Said this, sad such. Or some dumb grin

encrypted in the crude protection.
Abed a blue bent, dead bless,
the brutal of the person we'd have been.


The "we" in the final line clues us in to the suggestion of a relationship that seems to be the crux of the poem. The poem is so rich, and simultaneously so elusive, that it is hard to know where to start a hermeneutic analysis. I find the phrase "the brutal of the person" intriguing, partly because I have never heard "brutal" used as a noun before, partly because it carries with it a connotative ambiguity: since it is the "brutal of the person we'd have been," and since we are dealing with an "aggregate spirit," are we to assume that Volkman is hinting at a situation that is co-dependent, or mutually destructive, or outwardly destructive, or a little bit of each?

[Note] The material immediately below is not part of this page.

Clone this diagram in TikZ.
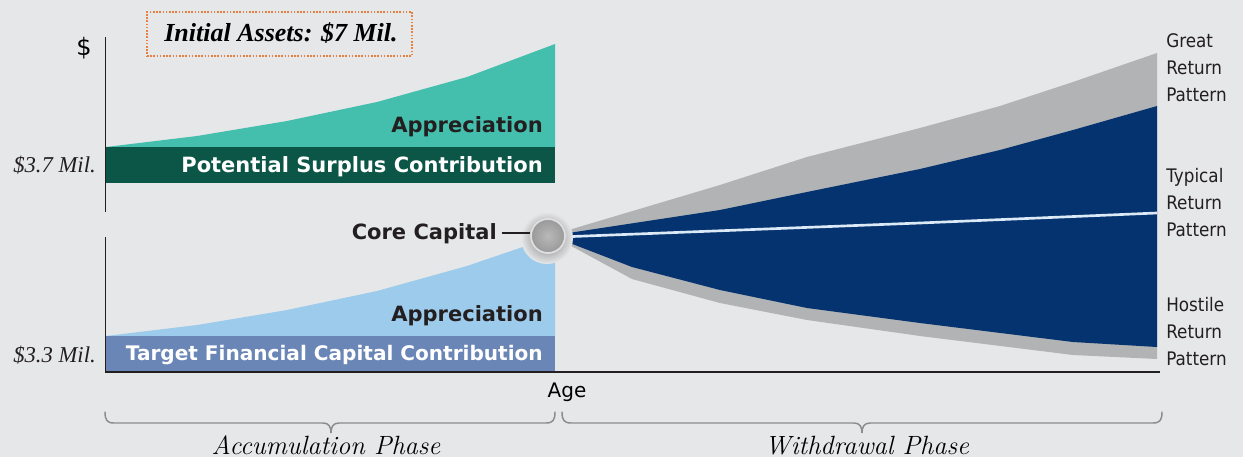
\documentclass[tikz,border=0pt]{standalone}
\usepackage{fontspec}
\newfontfamily\dv{DejaVu Sans}
\newfontfamily\dvn[FakeStretch=0.9]{DejaVu Sans}
\newfontfamily\lserif{Liberation Serif}
\definecolor{bgc}{HTML}{E6E7E9}
\definecolor{teal}{HTML}{45BFAD}
\definecolor{dgreen}{HTML}{0B5646}
\definecolor{lblue}{HTML}{9DCBEC}
\definecolor{slate}{HTML}{6A86B6}
\definecolor{navy}{HTML}{04336F}
\definecolor{fangray}{HTML}{B1B3B4}
\definecolor{txt}{HTML}{231F20}
\definecolor{bracegray}{HTML}{8A8C8E}
\definecolor{orng}{HTML}{E8803F}
\definecolor{wline}{HTML}{DCE9F6}
\tikzset{
  boldlab/.style={font=\dv\bfseries\fontsize{15.75}{18}\selectfont, text=txt, inner sep=0pt},
  whitelab/.style={boldlab, text=white},
  sidelab/.style={font=\dvn\fontsize{14}{20.25}\selectfont, text=txt, inner sep=0pt, align=left, anchor=west},
  milab/.style={font=\lserif\itshape\fontsize{17}{18}\selectfont, text=txt, inner sep=0pt, anchor=base east},
  phaselab/.style={font=\itshape\fontsize{19.8}{22}\selectfont, text=black, inner sep=0pt, anchor=base},
  axisline/.style={draw=txt, line width=1.1pt},
  bracestyle/.style={draw=bracegray, line width=1.1pt, line cap=round},
}
\begin{document}
\begin{tikzpicture}[x=0.75pt,y=-0.75pt]
\fill[bgc] (0,0) rectangle (1243,457);
\useasboundingbox (0,0) rectangle (1243,457);
% upper panel
\fill[teal] (106,147) -- (197,136) -- (287,121) -- (377,102) -- (467,77) -- (555,44) -- (555,147) -- cycle;
\fill[dgreen] (106,147) rectangle (555,183);
% lower panel
\fill[lblue] (106,336) -- (197,325) -- (287,310) -- (377,291) -- (467,266) -- (555,236) -- (555,336) -- cycle;
\fill[slate] (106,336) rectangle (555,372);
% fans
\fill[fangray] (562,232) -- (720,185) -- (807,157) -- (920,128) -- (1000,106) -- (1073,82) -- (1157,53)
  -- (1157,359) -- (1073,355) -- (920,336) -- (807,320) -- (720,303) -- (632,279) -- (562,241) -- cycle;
\fill[navy] (562,234) -- (720,210) -- (807,192) -- (920,169) -- (1000,150) -- (1073,130) -- (1157,106)
  -- (1157,347) -- (1073,342) -- (920,323) -- (807,308) -- (720,290) -- (632,267) -- (562,240) -- cycle;
\draw[wline, line width=2pt] (560,237) -- (920,223) -- (1157,213);
% axes
\draw[axisline] (105.5,37) -- (105.5,212);
\draw[axisline] (105.5,237) -- (105.5,372) -- (1160,372);
% core capital circle
\shade[inner color=black!55, outer color=bgc] (547,238) circle (26);
\node[circle, minimum size=25.5pt, inner sep=0pt, draw=white!75!gray, line width=1.3pt,
      inner color=gray!55, outer color=gray!80, shading=radial] (circ) at (548,236) {};
\node[boldlab, anchor=base east] (cc) at (497,239) {Core Capital};
\draw[txt, line width=1.5pt] ([xshift=3.5pt]cc.east) -- (cc.east -| circ.west);
% texts
\node[font=\dv\fontsize{18}{20}\selectfont, text=black, inner sep=0pt] (dollar) at (84,48) {\$};
\node[draw=orng, dash pattern=on 1.2pt off 1.2pt, line width=0.8pt, minimum width=198.75pt, minimum height=33pt,
      inner sep=0pt] (initbox) at (279.5,34) {};
\node[font=\lserif\bfseries\itshape\fontsize{19.5}{22}\selectfont, text=black, inner sep=0pt, anchor=base] (init) at (281,41) {Initial Assets: \$7 Mil.};
\node[boldlab, anchor=base east] (app1) at (543,132) {Appreciation};
\node[whitelab, anchor=base east] (psc) at (543,172) {Potential Surplus Contribution};
\node[boldlab, anchor=base east] (app2) at (543,321) {Appreciation};
\node[whitelab, anchor=base east, font=\dv\bfseries\fontsize{15.05}{18}\selectfont] (tfc) at (543,360) {Target Financial Capital Contribution};
\node[milab] (m37) at (96,172) {\$3.7 Mil.};
\node[milab] (m33) at (96,362) {\$3.3 Mil.};
\node[font=\dv\fontsize{15}{18}\selectfont, text=black, inner sep=0pt, anchor=base] (age) at (567,397) {Age};
\node[sidelab] (great) at (1166,68) {Great\\Return\\Pattern};
\node[sidelab] (typ) at (1166,203) {Typical\\Return\\Pattern};
\node[sidelab] (host) at (1166,332) {Hostile\\Return\\Pattern};
% braces
\draw[bracestyle] (105,412) .. controls (105,420) and (107,423) .. (114,423) -- (323,423)
  .. controls (329,423) and (331,427) .. (331,433) .. controls (331,427) and (333,423) .. (339,423)
  -- (546,423) .. controls (553,423) and (555,420) .. (555,412);
\draw[bracestyle] (562,412) .. controls (562,420) and (564,423) .. (571,423) -- (854,423)
  .. controls (860,423) and (862,427) .. (862,433) .. controls (862,427) and (864,423) .. (870,423)
  -- (1153,423) .. controls (1160,423) and (1162,420) .. (1162,412);
\node[phaselab] (acc) at (326,454) {Accumulation Phase};
\node[phaselab] (wd) at (867,454) {Withdrawal Phase};
\end{tikzpicture}
\end{document}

Volkman's weird Steinian caesuras ("As of, apprised, apart") could have the effect of trivializing the scenario, or could just as easily signify the too-easy rapture of a casual affair, or a drunken night ("It really hurt," "blacked out"), or something both initiated and ended rapidly. "Crude protection," of course, could refer to emotional armor, conversational gambits, or contraceptives. Yet I take the last line to mean that either the entire thing did not happen, or it was begun and ended in a flash. It is also important to note that Volkman's use of a Petrarchan rhyme-scheme is skillful enough so that the form becomes invisible. As one who has been writing sonnets for quite some time, I find this remarkable, especially in America in 2008, where genuine formal rigor is hard to come by. Were this poem straightforwardly narrative and not elliptical, it would be easy to call Volkman a formalist; as it stands, the moves she makes (expressed in semantic games and bizarre curlicues) make her uncategorizable, unless you fit her into my post-avant rubric (which I do not mean to privilege, perhaps there are other rubrics under which she fits as well.) I want to take a look at a second sonnet in nomina, that stands out in the book as atypical (being more compressed, more rhythmic, and more directly Steinian):

Dull wheel
shall stall
ordeal
appall

still peal
whole wall
or rill
a call

a keel
will hull
until

a rule
a cruel
annul


This is a tremendously forceful, economical, ingenious poem. The essential metaphor I see in it (relationships likened to being "at sea," or "sailing," people as "wheels" or "keels") is not new, but is expressed with force and compelling brevity. The brevity of this poem does, in fact, stand out in nomina, and expresses a primitivism which is appropriate for the gut-level feelings and situations being evoked. "Annul," of course, has marriage associations; "cruel" suggests that it is not the protagonist who is ending things. The form is not strictly Petrarchan, or Shakespearean; it seems to be a unique composite. Line eleven, "until," seems to serve as a mini-volta, drawing us to the "annul," the turn of events that ends things. There is also the intimation that is a "rule" that somehow ends things; the associations are rather endless, and lead down a bunch of different hermeneutic paths. It is enough to say that this is a deceptively simple poem (formally and content-wise), and that it repays close reading and attention to detail, in its miniaturized complexity. It is something of an anomoly in nomina, but, to my eyes and ears, stands as good a chance as any other poem in the book of having an elongated life-span. "Life-span" is, in fact, often an issue for me, where Volkman is concerned. I see in her work the possibility of something enduring, such is not often seen in modern American poetry. Her themes are not novel; her ability to create new forms around and involving old themes is, in fact, extraordinary. As such, nomina stands as a worthy addition to her oeuvre, and should be required reading for anyone who thinks that old forms are dead, and that the possibilities of formal poetry have been exhausted.